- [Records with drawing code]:
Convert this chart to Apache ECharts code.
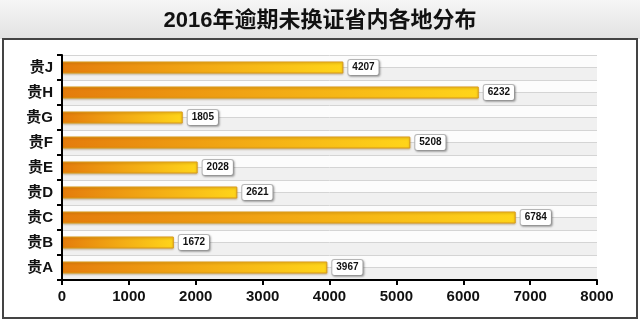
<!DOCTYPE html>
<html>
<head>
<meta charset="utf-8">
<script src="https://cdn.jsdelivr.net/npm/echarts@6/dist/echarts.min.js"></script>
<style>
  html, body { margin: 0; padding: 0; background: #fff; }
  #chart { width: 640px; height: 323px; }
</style>
</head>
<body>
<div id="chart"></div>
<script>
// Regions, listed bottom to top as the category axis draws them
var regions = ['贵A', '贵B', '贵C', '贵D', '贵E', '贵F', '贵G', '贵H', '贵J'];
// Number of overdue licences per region
var counts = [3967, 1672, 6784, 2621, 2028, 5208, 1805, 6232, 4207];
// Value axis ticks
var valueTicks = [0, 1000, 2000, 3000, 4000, 5000, 6000, 7000, 8000];
var chartTitle = '2016年逾期未换证省内各地分布';

// Half-band helper axis: two stripes per region for the background banding
var halfBands = [];
regions.forEach(function (r) { halfBands.push(r + '-low', r + '-high'); });

var font = "'Liberation Sans', 'Noto Sans CJK SC', sans-serif";
var chart = echarts.init(document.getElementById('chart'), null, { renderer: 'canvas' });

chart.setOption({
  backgroundColor: '#ffffff',
  animation: false,
  graphic: [
    {
      type: 'rect', z: -10, silent: true,
      shape: { x: 0, y: 0, width: 640, height: 39 },
      style: {
        fill: new echarts.graphic.LinearGradient(0, 0, 0, 1, [
          { offset: 0, color: '#f6f6f6' },
          { offset: 1, color: '#e2e2e2' }
        ])
      }
    },
    {
      type: 'rect', z: 10, silent: true,
      shape: { x: 3, y: 39, width: 634, height: 279 },
      style: { fill: 'none', stroke: '#444', lineWidth: 2 }
    }
  ],
  title: {
    text: chartTitle,
    left: 'center',
    top: 5,
    textStyle: { fontFamily: font, fontWeight: 'bold', fontSize: 22, color: '#111' }
  },
  grid: { left: 62, right: 43, top: 55, bottom: 43, containLabel: false },
  xAxis: {
    type: 'value',
    min: valueTicks[0],
    max: valueTicks[valueTicks.length - 1],
    interval: valueTicks[1] - valueTicks[0],
    axisLine: { show: true, lineStyle: { color: '#000', width: 2 } },
    axisTick: { show: true, length: 5, lineStyle: { color: '#000', width: 2 } },
    axisLabel: {
      fontFamily: font, fontWeight: 'bold', fontSize: 15, color: '#111', margin: 9,
      formatter: function (v) { return String(v); }
    },
    splitLine: { show: false }
  },
  yAxis: [
    {
      type: 'category',
      data: regions,
      axisLine: { show: true, lineStyle: { color: '#000', width: 2 } },
      axisTick: { show: true, length: 5, lineStyle: { color: '#000', width: 2 } },
      axisLabel: { fontFamily: font, fontWeight: 'bold', fontSize: 15, color: '#111', margin: 9 },
      splitLine: { show: false },
      z: 5
    },
    {
      type: 'category',
      data: halfBands,
      position: 'left',
      axisLine: { show: false },
      axisTick: { show: false, interval: 0 },
      axisLabel: { show: false, interval: 0 },
      splitLine: { show: true, interval: 0, lineStyle: { color: '#d4d4d4', width: 1 } },
      splitArea: { show: true, interval: 0, areaStyle: { color: ['#f0f0f0', '#fcfcfc'] } },
      z: 0
    }
  ],
  series: [{
    type: 'bar',
    yAxisIndex: 0,
    data: counts,
    barWidth: 12,
    itemStyle: {
      color: new echarts.graphic.LinearGradient(0, 0, 1, 0, [
        { offset: 0, color: '#e47c0c' },
        { offset: 0.5, color: '#f2a914' },
        { offset: 1, color: '#ffd51a' }
      ]),
      borderColor: '#d99a1a',
      borderWidth: 1,
      shadowColor: 'rgba(120,80,0,0.35)',
      shadowBlur: 2,
      shadowOffsetY: 1
    },
    label: {
      show: true,
      position: 'right',
      distance: 5,
      fontFamily: font,
      fontWeight: 'bold',
      fontSize: 10,
      color: '#111',
      backgroundColor: '#ffffff',
      borderColor: '#b8b8b8',
      borderWidth: 1,
      borderRadius: 2,
      padding: [3, 4, 2, 4],
      shadowColor: 'rgba(0,0,0,0.25)',
      shadowBlur: 2,
      shadowOffsetX: 1,
      shadowOffsetY: 1
    }
  }]
});
</script>
</body>
</html>
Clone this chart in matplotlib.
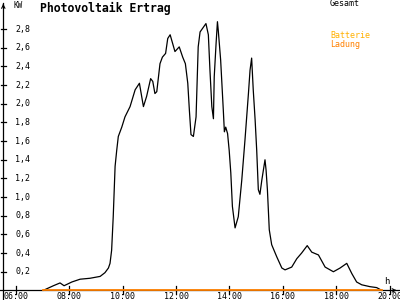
import numpy as np
import matplotlib.pyplot as plt

# Gesamt (kW), time in hours
hours = [7.03, 7.41, 7.66, 7.81, 8.10, 8.41, 8.78, 9.16, 9.34, 9.47, 9.53, 9.59, 9.65, 9.72,
         9.78, 9.84, 9.97, 10.09, 10.28, 10.47, 10.63, 10.78, 10.90, 11.05, 11.13, 11.21,
         11.28, 11.40, 11.49, 11.61, 11.69, 11.78, 11.96, 12.12, 12.25, 12.35, 12.44, 12.50,
         12.56, 12.65, 12.75, 12.83, 12.90, 13.12, 13.21, 13.27, 13.34, 13.40, 13.43, 13.50,
         13.55, 13.58, 13.67, 13.77, 13.81, 13.86, 13.93, 13.99, 14.05, 14.11, 14.21, 14.33,
         14.46, 14.58, 14.71, 14.77, 14.83, 14.89, 14.96, 15.02, 15.08, 15.14, 15.21, 15.27,
         15.33, 15.37, 15.42, 15.49, 15.58, 15.77, 15.96, 16.08, 16.33, 16.52, 16.70, 16.91,
         17.08, 17.33, 17.58, 17.89, 18.14, 18.39, 18.58, 18.76, 18.95, 19.26, 19.51, 19.70]
gesamt = [0.00, 0.05, 0.08, 0.05, 0.09, 0.12, 0.13, 0.15, 0.19, 0.24, 0.29, 0.43, 0.79, 1.33,
          1.50, 1.65, 1.75, 1.86, 1.97, 2.15, 2.22, 1.97, 2.08, 2.27, 2.24, 2.11,
          2.13, 2.43, 2.50, 2.54, 2.70, 2.74, 2.56, 2.61, 2.50, 2.43, 2.22, 1.93,
          1.67, 1.65, 1.86, 2.61, 2.77, 2.86, 2.74, 2.36, 1.97, 1.84, 2.29, 2.65,
          2.88, 2.79, 2.47, 1.93, 1.70, 1.75, 1.68, 1.50, 1.26, 0.90, 0.67, 0.79,
          1.18, 1.61, 2.11, 2.36, 2.49, 2.15, 1.83, 1.50, 1.08, 1.03, 1.18, 1.29,
          1.40, 1.29, 1.08, 0.65, 0.49, 0.36, 0.24, 0.22, 0.25, 0.34, 0.40, 0.48,
          0.41, 0.38, 0.25, 0.20, 0.24, 0.29, 0.18, 0.09, 0.06, 0.04, 0.03, 0.00]

# Ladung (battery charge) stays at zero
ladung_hours = [7.03, 19.70]
ladung = [0.0, 0.0]

y_ticks = [0.2, 0.4, 0.6, 0.8, 1.0, 1.2, 1.4, 1.6, 1.8, 2.0, 2.2, 2.4, 2.6, 2.8]
x_ticks = [6, 8, 10, 12, 14, 16, 18, 20]
x_labels = ['06:00', '08:00', '10:00', '12:00', '14:00', '16:00', '18:00', '20:00']

W, H = 400, 300
px_h = 26.72      # pixels per hour
px_kw = 93.3      # pixels per kW
x06 = 15.7        # pixel of 06:00
y0 = 290.4        # pixel of 0 kW

t0 = 6 - x06 / px_h
t1 = t0 + W / px_h
v_top = y0 / px_kw
v_bot = -(H - y0) / px_kw

fig = plt.figure(figsize=(4, 3), dpi=100)
ax = fig.add_axes([0, 0, 1, 1])
ax.set_xlim(t0, t1)
ax.set_ylim(v_bot, v_top)
ax.axis('off')

mono = 'DejaVu Sans Mono'

def fx(px):
    return px / W

def fy(py):
    return 1 - py / H

# axes lines with arrows
y_axis_t = t0 + 3.3 / px_h
ax.plot([y_axis_t, y_axis_t], [v_bot, v_top - 3 / px_kw], color='black', lw=0.9)
ax.plot([t0, t1 - 1 / px_h], [0, 0], color='black', lw=0.9)
ax.annotate('', xy=(y_axis_t, v_top - 1 / px_kw), xytext=(y_axis_t, v_top - 8 / px_kw),
            arrowprops=dict(arrowstyle='->', color='black', lw=0.8, mutation_scale=6))
ax.annotate('', xy=(t1 - 0.5 / px_h, 0), xytext=(t1 - 8 / px_h, 0),
            arrowprops=dict(arrowstyle='->', color='black', lw=0.8, mutation_scale=6))

# ticks
for v in y_ticks:
    ax.plot([y_axis_t - 2.5 / px_h, y_axis_t + 2.5 / px_h], [v, v], color='black', lw=0.9)
    ax.text(t0 + 15 / px_h, v, ('%.1f' % v).replace('.', ','), fontsize=6, family=mono,
            ha='left', va='center', color='black')
for t, lab in zip(x_ticks, x_labels):
    ax.plot([t, t], [-4 / px_kw, 4 / px_kw], color='black', lw=0.9)
    ax.text(t, -6.5 / px_kw, lab, fontsize=6, family=mono, ha='center', va='center',
            color='black')

# series
ax.plot(hours, gesamt, color='black', lw=0.9)
ax.plot(ladung_hours, ladung, color='#ff8000', lw=1.3)

# texts
fig.text(fx(40), fy(8), 'Photovoltaik Ertrag', fontsize=8.3, family=mono,
         fontweight='bold', ha='left', va='center')
fig.text(fx(13), fy(5), 'KW', fontsize=5.5, family=mono, ha='left', va='center')
fig.text(fx(330), fy(4), 'Gesamt', fontsize=6, family=mono, ha='left', va='center')
fig.text(fx(330), fy(36), 'Batterie', fontsize=6, family=mono, ha='left', va='center',
         color='#ffb000')
fig.text(fx(330), fy(44), 'Ladung', fontsize=6, family=mono, ha='left', va='center',
         color='#ff8000')
fig.text(fx(384), fy(282), 'h', fontsize=6.5, family=mono, ha='left', va='center')

fig.savefig('out.png', dpi=100)
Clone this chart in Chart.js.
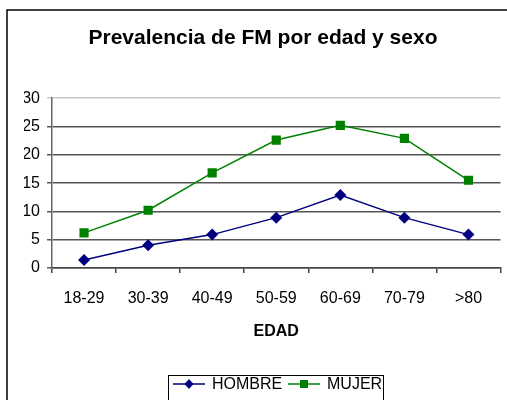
<!DOCTYPE html>
<html>
<head>
<meta charset="utf-8">
<script src="https://cdn.jsdelivr.net/npm/chart.js@4"></script>
<style>
html,body{margin:0;padding:0;background:#fff;}
#wrap{position:relative;width:507px;height:400px;overflow:hidden;}
canvas{display:block;}
</style>
</head>
<body>
<div id="wrap"><canvas id="c" width="507" height="400"></canvas></div>
<script>
const categories = ['18-29', '30-39', '40-49', '50-59', '60-69', '70-79', '>80'];
const hombre = [1.4, 4.0, 5.9, 8.9, 12.9, 8.9, 5.9];
const mujer = [6.2, 10.2, 16.8, 22.6, 25.2, 22.9, 15.5];
const seriesNames = ['HOMBRE', 'MUJER'];
const chartTitle = 'Prevalencia de FM por edad y sexo';
const xTitle = 'EDAD';
const yMax = 30;
const yStep = 5;

const FONT = "'Liberation Sans', Arial, sans-serif";
const NAVY = '#000080';
const GREEN = '#008000';

const frameAndLegend = {
  id: 'frameAndLegend',
  afterDraw(chart) {
    const ctx = chart.ctx;
    ctx.save();
    ctx.strokeStyle = '#000';
    ctx.lineWidth = 1.5;
    ctx.beginPath();
    ctx.moveTo(7, 400);
    ctx.lineTo(7, 10);
    ctx.lineTo(507, 10);
    ctx.stroke();
    ctx.lineWidth = 1;
    ctx.strokeRect(168.5, 375.5, 215, 40);
    const items = chart.data.datasets;
    const starts = [173, 288];
    const y = 384;
    ctx.font = '16px ' + FONT;
    ctx.textBaseline = 'middle';
    ctx.textAlign = 'left';
    items.forEach((ds, i) => {
      const x0 = starts[i];
      ctx.strokeStyle = ds.borderColor;
      ctx.lineWidth = 1.5;
      ctx.beginPath();
      ctx.moveTo(x0, y);
      ctx.lineTo(x0 + 32, y);
      ctx.stroke();
      ctx.fillStyle = ds.pointBackgroundColor;
      const cx = x0 + 16;
      if (ds.pointStyle === 'rectRot') {
        ctx.beginPath();
        ctx.moveTo(cx, y - 5);
        ctx.lineTo(cx + 4.5, y);
        ctx.lineTo(cx, y + 5);
        ctx.lineTo(cx - 4.5, y);
        ctx.closePath();
        ctx.fill();
      } else {
        ctx.fillRect(cx - 4, y - 4, 8, 8);
      }
      ctx.fillStyle = '#000';
      ctx.fillText(ds.label, x0 + 39, y + 1);
    });
    ctx.restore();
  }
};

new Chart(document.getElementById('c'), {
  type: 'line',
  data: {
    labels: categories,
    datasets: [
      {
        label: seriesNames[0],
        data: hombre,
        borderColor: NAVY,
        backgroundColor: NAVY,
        pointBackgroundColor: NAVY,
        pointBorderColor: NAVY,
        pointStyle: 'rectRot',
        pointRadius: 6,
        pointBorderWidth: 0,
        borderWidth: 1.5,
        tension: 0
      },
      {
        label: seriesNames[1],
        data: mujer,
        borderColor: GREEN,
        backgroundColor: GREEN,
        pointBackgroundColor: GREEN,
        pointBorderColor: GREEN,
        pointStyle: 'rect',
        pointRadius: 6.5,
        pointBorderWidth: 0,
        borderWidth: 1.5,
        tension: 0
      }
    ]
  },
  options: {
    responsive: false,
    animation: false,
    events: [],
    layout: { padding: { left: 24, right: 5, top: 0, bottom: 55 } },
    plugins: {
      legend: { display: false },
      tooltip: { enabled: false },
      title: {
        display: true,
        text: chartTitle,
        color: '#000',
        font: { family: FONT, size: 21, weight: 'bold', lineHeight: 1.2 },
        padding: { top: 26, bottom: 47 }
      }
    },
    scales: {
      x: {
        offset: true,
        afterFit(scale) { scale.height = 77; },
        grid: {
          offset: true,
          drawOnChartArea: false,
          drawTicks: true,
          tickLength: 5,
          color: '#444',
          lineWidth: 1.5
        },
        border: { display: true, color: '#444', width: 1.5 },
        ticks: {
          color: '#000',
          font: { family: FONT, size: 16 },
          padding: 16,
          maxRotation: 0,
          autoSkip: false
        },
        title: {
          display: true,
          text: xTitle,
          color: '#000',
          font: { family: FONT, size: 16, weight: 'bold' },
          padding: { top: 4, bottom: 4 }
        }
      },
      y: {
        min: 0,
        max: yMax,
        afterFit(scale) { scale.width = 28; },
        grid: {
          drawTicks: true,
          tickLength: 5,
          color: (c) => (c.tick && c.tick.value === yMax ? '#c8c8c8' : '#555'),
          lineWidth: 1.5
        },
        border: { display: true, color: '#666', width: 1.5 },
        ticks: {
          stepSize: yStep,
          color: '#000',
          font: { family: FONT, size: 16 },
          padding: 7
        }
      }
    }
  },
  plugins: [frameAndLegend]
});
</script>
</body>
</html>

- [PROMPT]: Return each line in the records that holds the string "this".

- [TASK OUTPUT]:
Convert this chart to Apache ECharts code.
Clone this chart in matplotlib.
Clone this chart in Chart.js.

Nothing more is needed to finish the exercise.